L'éco de Marc Tempelman

Les baby-boomers ne dépensent pas

© Photo de Mark Timberlake sur Unsplash Les baby-boomers ne dépensent pas
© Photo de Mark Timberlake sur Unsplash

Chaque semaine sur euradio, retrouvez Marc Tempelman, le cofondateur de l’application d’épargne gratuite Cashbee, qui traite les sujets et les actualités de la finance.

Bonjour Marc, de quoi allons-nous parler aujourd’hui ?

Bonjour. Je souhaitais aborder avec vous le sujet des baby-boomers, cette cohorte de la population qui est née entre 1946 et 1964. Ils ont donc entre 60 et 78 ans, c’est-à-dire que ce sont de jeunes retraités ou des gens qui vont bientôt partir à la retraite.

On dit de cette génération qu’ils constituent la génération la plus chanceuse, car ils n’ont pas connu de guerres, et ont bénéficié d’une forte croissance économique.

Exactement. Logiquement, ils disposent (en moyenne) d’une richesse considérable. Le problème est qu’ils ne semblent pas vouloir la dépenser.

Qu’est-ce qui vous permet de dire ça ?

La théorie économique veut que quand on est jeune adulte on dépense plus qu’on ne gagne, pour payer son éducation ou acheter sa résidence principale. Puis on épargne jusqu’à sa retraite. Puis on dépense cette épargne pour mettre du beurre dans les épinards durant sa retraite.

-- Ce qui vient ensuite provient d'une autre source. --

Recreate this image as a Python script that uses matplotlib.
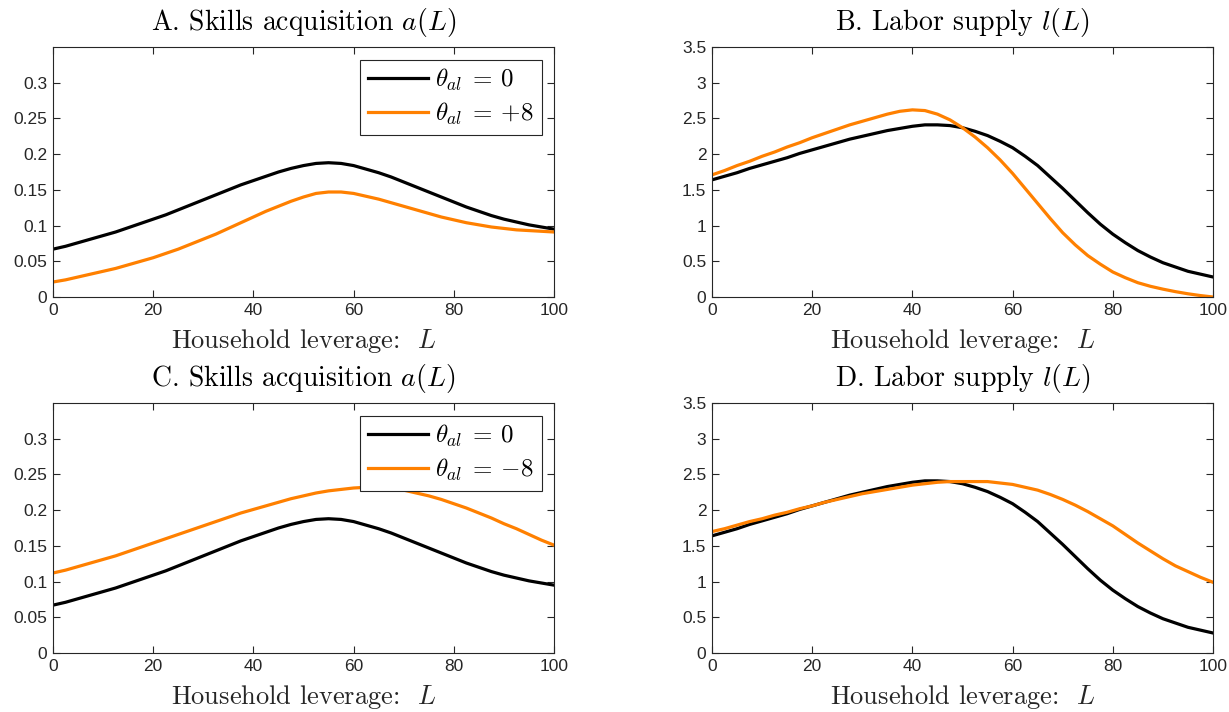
import matplotlib
matplotlib.use("Agg")
import matplotlib.pyplot as plt
import numpy as np

plt.rcParams['mathtext.fontset'] = 'cm'
plt.rcParams['font.family'] = ['Liberation Sans', 'DejaVu Sans']

# leverage grid
L = [0, 2.5, 5, 7.5, 10, 12.5, 15, 17.5, 20, 22.5, 25, 27.5, 30, 32.5, 35, 37.5, 40,
     42.5, 45, 47.5, 50, 52.5, 55, 57.5, 60, 62.5, 65, 67.5, 70, 72.5, 75, 77.5, 80,
     82.5, 85, 87.5, 90, 92.5, 95, 97.5, 100]

# skills acquisition a(L)
a_base = [0.067, 0.071, 0.076, 0.081, 0.086, 0.091, 0.097, 0.103, 0.109, 0.115, 0.122,
          0.129, 0.136, 0.143, 0.150, 0.157, 0.163, 0.169, 0.175, 0.180, 0.184, 0.187,
          0.188, 0.187, 0.184, 0.179, 0.174, 0.168, 0.161, 0.154, 0.147, 0.140, 0.133,
          0.126, 0.120, 0.114, 0.109, 0.105, 0.101, 0.098, 0.095]
a_plus8 = [0.021, 0.024, 0.028, 0.032, 0.036, 0.040, 0.045, 0.050, 0.055, 0.061, 0.067,
           0.074, 0.081, 0.088, 0.096, 0.104, 0.112, 0.120, 0.127, 0.134, 0.140, 0.145,
           0.147, 0.147, 0.145, 0.141, 0.137, 0.132, 0.127, 0.122, 0.117, 0.112, 0.108,
           0.104, 0.101, 0.098, 0.096, 0.094, 0.093, 0.092, 0.091]
a_minus8 = [0.112, 0.116, 0.121, 0.126, 0.131, 0.136, 0.142, 0.148, 0.154, 0.160, 0.166,
            0.172, 0.178, 0.184, 0.190, 0.196, 0.201, 0.206, 0.211, 0.216, 0.220, 0.224,
            0.227, 0.229, 0.231, 0.232, 0.232, 0.231, 0.228, 0.224, 0.220, 0.215, 0.209,
            0.203, 0.196, 0.189, 0.181, 0.174, 0.166, 0.158, 0.151]

# labor supply l(L)
l_base = [1.64, 1.69, 1.74, 1.80, 1.85, 1.90, 1.95, 2.01, 2.06, 2.11, 2.16,
          2.21, 2.25, 2.29, 2.33, 2.36, 2.39, 2.41, 2.41, 2.40, 2.37, 2.32,
          2.26, 2.18, 2.09, 1.97, 1.84, 1.68, 1.52, 1.35, 1.18, 1.02, 0.88,
          0.76, 0.65, 0.56, 0.48, 0.42, 0.36, 0.32, 0.28]
l_plus8 = [1.71, 1.77, 1.84, 1.90, 1.97, 2.03, 2.10, 2.16, 2.23, 2.29, 2.35,
           2.41, 2.46, 2.51, 2.56, 2.60, 2.62, 2.61, 2.56, 2.48, 2.37, 2.24,
           2.09, 1.92, 1.73, 1.52, 1.31, 1.10, 0.90, 0.73, 0.58, 0.46, 0.35,
           0.27, 0.20, 0.15, 0.11, 0.075, 0.045, 0.02, 0.0]
l_minus8 = [1.70, 1.74, 1.79, 1.84, 1.88, 1.93, 1.97, 2.02, 2.06, 2.11, 2.15,
            2.19, 2.23, 2.26, 2.29, 2.32, 2.35, 2.37, 2.39, 2.40, 2.40, 2.40,
            2.40, 2.38, 2.36, 2.32, 2.28, 2.22, 2.15, 2.07, 1.98, 1.88, 1.78,
            1.66, 1.54, 1.43, 1.32, 1.22, 1.14, 1.06, 0.99]

a_ticks = [0, 0.05, 0.1, 0.15, 0.2, 0.25, 0.3]
a_ticklabels = ['0', '0.05', '0.1', '0.15', '0.2', '0.25', '0.3']
l_ticks = [0, 0.5, 1, 1.5, 2, 2.5, 3, 3.5]
l_ticklabels = ['0', '0.5', '1', '1.5', '2', '2.5', '3', '3.5']
x_ticks = [0, 20, 40, 60, 80, 100]

ORANGE = '#ff8000'
GREY = '#262626'
SERIF = 'cmr10'

fig = plt.figure(figsize=(12.29, 7.12), dpi=100)

W = 501 / 1229
H = 250 / 712
lefts = [53 / 1229, 712 / 1229]
bottoms = [1 - 297 / 712, 1 - 653 / 712]


def style_axes(ax, ylim, yticks, yticklabels):
    ax.set_xlim(0, 100)
    ax.set_ylim(*ylim)
    ax.set_xticks(x_ticks)
    ax.set_xticklabels([str(t) for t in x_ticks])
    ax.set_yticks(yticks)
    ax.set_yticklabels(yticklabels)
    ax.tick_params(direction='in', top=True, right=True, length=5, width=0.8,
                   colors=GREY, labelsize=12.5, pad=4)
    for s in ax.spines.values():
        s.set_color(GREY)
        s.set_linewidth(0.8)
    ax.set_xlabel('Household leverage:  $L$', fontsize=19, color=GREY,
                  fontfamily=SERIF, labelpad=7)


panels = [
    (lefts[0], bottoms[0], 'A. Skills acquisition $a(L)$', a_base, a_plus8, (0, 0.35), a_ticks, a_ticklabels, r'$\theta_{al}\:=\:{+8}$'),
    (lefts[1], bottoms[0], 'B. Labor supply $l(L)$', l_base, l_plus8, (0, 3.5), l_ticks, l_ticklabels, None),
    (lefts[0], bottoms[1], 'C. Skills acquisition $a(L)$', a_base, a_minus8, (0, 0.35), a_ticks, a_ticklabels, r'$\theta_{al}\:=\:{-8}$'),
    (lefts[1], bottoms[1], 'D. Labor supply $l(L)$', l_base, l_minus8, (0, 3.5), l_ticks, l_ticklabels, None),
]

for left, bottom, title, base, alt, ylim, yt, ytl, alt_label in panels:
    ax = fig.add_axes([left, bottom, W, H])
    ax.plot(L, base, color='black', lw=2.3, label=r'$\theta_{al}\:=\:0$')
    ax.plot(L, alt, color=ORANGE, lw=2.3, label=alt_label)
    style_axes(ax, ylim, yt, ytl)
    ax.set_title(title, fontsize=20, pad=12, fontfamily=SERIF)
    if alt_label is not None:
        leg = ax.legend(loc='upper right', fontsize=18, fancybox=False, framealpha=1,
                        edgecolor=GREY, handlelength=2.4, handletextpad=0.3,
                        borderpad=0.3, labelspacing=0.3, borderaxespad=0.5)
        leg.get_frame().set_linewidth(0.8)

fig.savefig('out.png', dpi=100)
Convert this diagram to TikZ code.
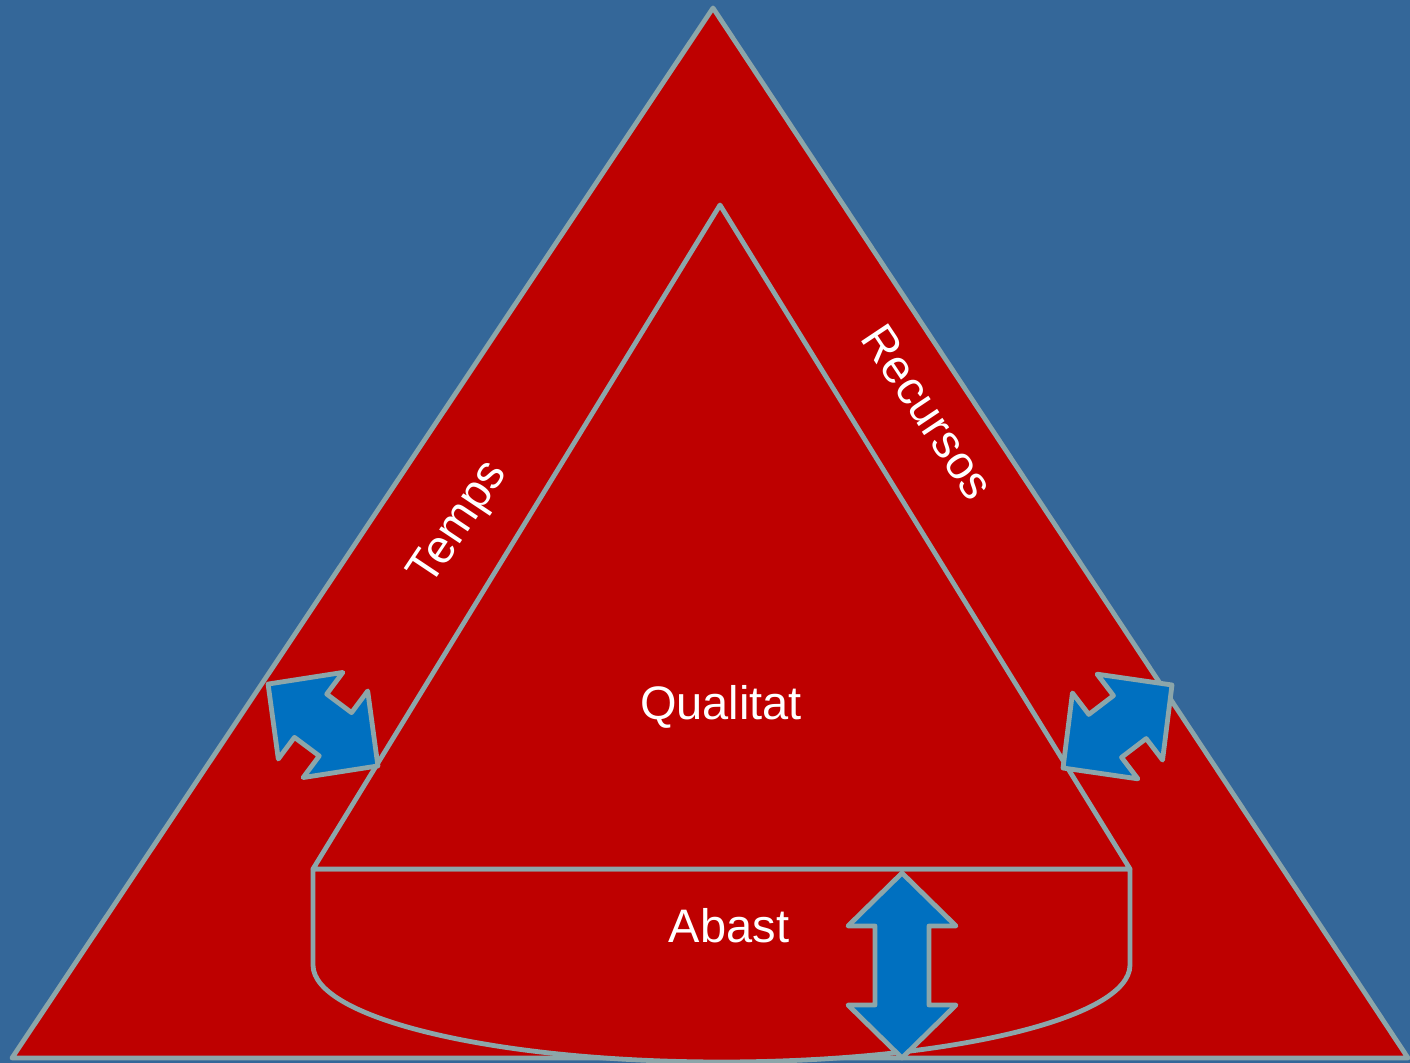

Les baby-boomers contredisent cette théorie. Ils sont nombreux à ne pas trop toucher à l’épargne et certains continuent de mettre de côté alors qu’ils sont à la retraite.

Avez-vous quelques chiffres pour illustrer cette tendance ?

Oui. Aux États-Unis, en 1995 46% des retraités indiquaient avoir épargné l’année précédente. Ce taux est monté à 51% en 2022. En Australie, dans les années 2000, les personnes âgées n'épargnaient quasiment rien de leurs revenus. En 2022, 14% d’entre eux mettaient de l’argent de côté. En Allemagne, de 2017 à 2022 le taux d’épargnants parmi les retraités est passé de 17% à 22%.

Pourquoi ces baby-boomers ne profitent-ils pas un peu plus de leur retraite ?

Il y a trois facteurs explicatifs. La première est le désir ou même le besoin de transmettre une partie de sa richesse aux générations suivantes, moins chanceuses. Il s’agit notamment d’aider leurs enfants à acheter une résidence ou à payer leurs frais scolaires. Aujourd’hui les Américains héritent 50% de plus que ce qu’ils recevaient en héritage dans les années 1980 et 1990. En Irlande, l’héritage moyen a doublé sur la même période.

Le second facteur est peut-être que la longévité s’est allongée ?

Tout à fait. De nombreux boomers vont devenir centenaires. Autrement dit, de nombreux membres de cette génération vont passer plus du tiers de leur vie à la retraite. Ce qui peut entraîner des dépenses médicales lourdes, pendant longtemps. Les boomers s’en méfient, et préfèrent donc ne pas toucher à leur patrimoine, au cas où il faudra assumer une partie ou la totalité de ce suivi médical potentiel.

Et le troisième facteur ?

La pandémie du Covid. Les gens âgés étaient et sont toujours plus à risque. Ils ont donc été nombreux à développer des styles de vie isolés, qu’ils ont du mal à changer. En 2022, les boomers américains dépensaient 18% de moins pour aller dîner au restaurant qu’en 2019. En sortant moins, les boomers épargnent plus, presque par accident.

Pour conclure, ce comportement inattendu des baby-boomers a-t-il des conséquences économiques ?

Oui. Si les boomers avaient adopté des attitudes plus dépensières, cela aurait pu avoir un effet inflationniste. Un pool de retraités grandissant aurait exigé des services et des biens de la part d’une cohorte de travailleurs de moins en moins grande. Cela aurait pu conduire à une inflation sur les salaires.

Inversement, certains secteurs de l’économie mondiale, comme le tourisme pour personnes âgées, les crèmes rajeunissantes et les médicaments pour certaines maladies ne se développent pas aussi vite que certains investisseurs espèrent.

Pour preuve, l’indice boursier “Ageing Society”, qui suit la performance boursière des entreprises cotées qui ciblent les retraités, a sous-performé l’indice boursier actions monde de 1% en moyenne, pendant les 5 dernières années.

Un entretien réalisé par Laurence Aubron.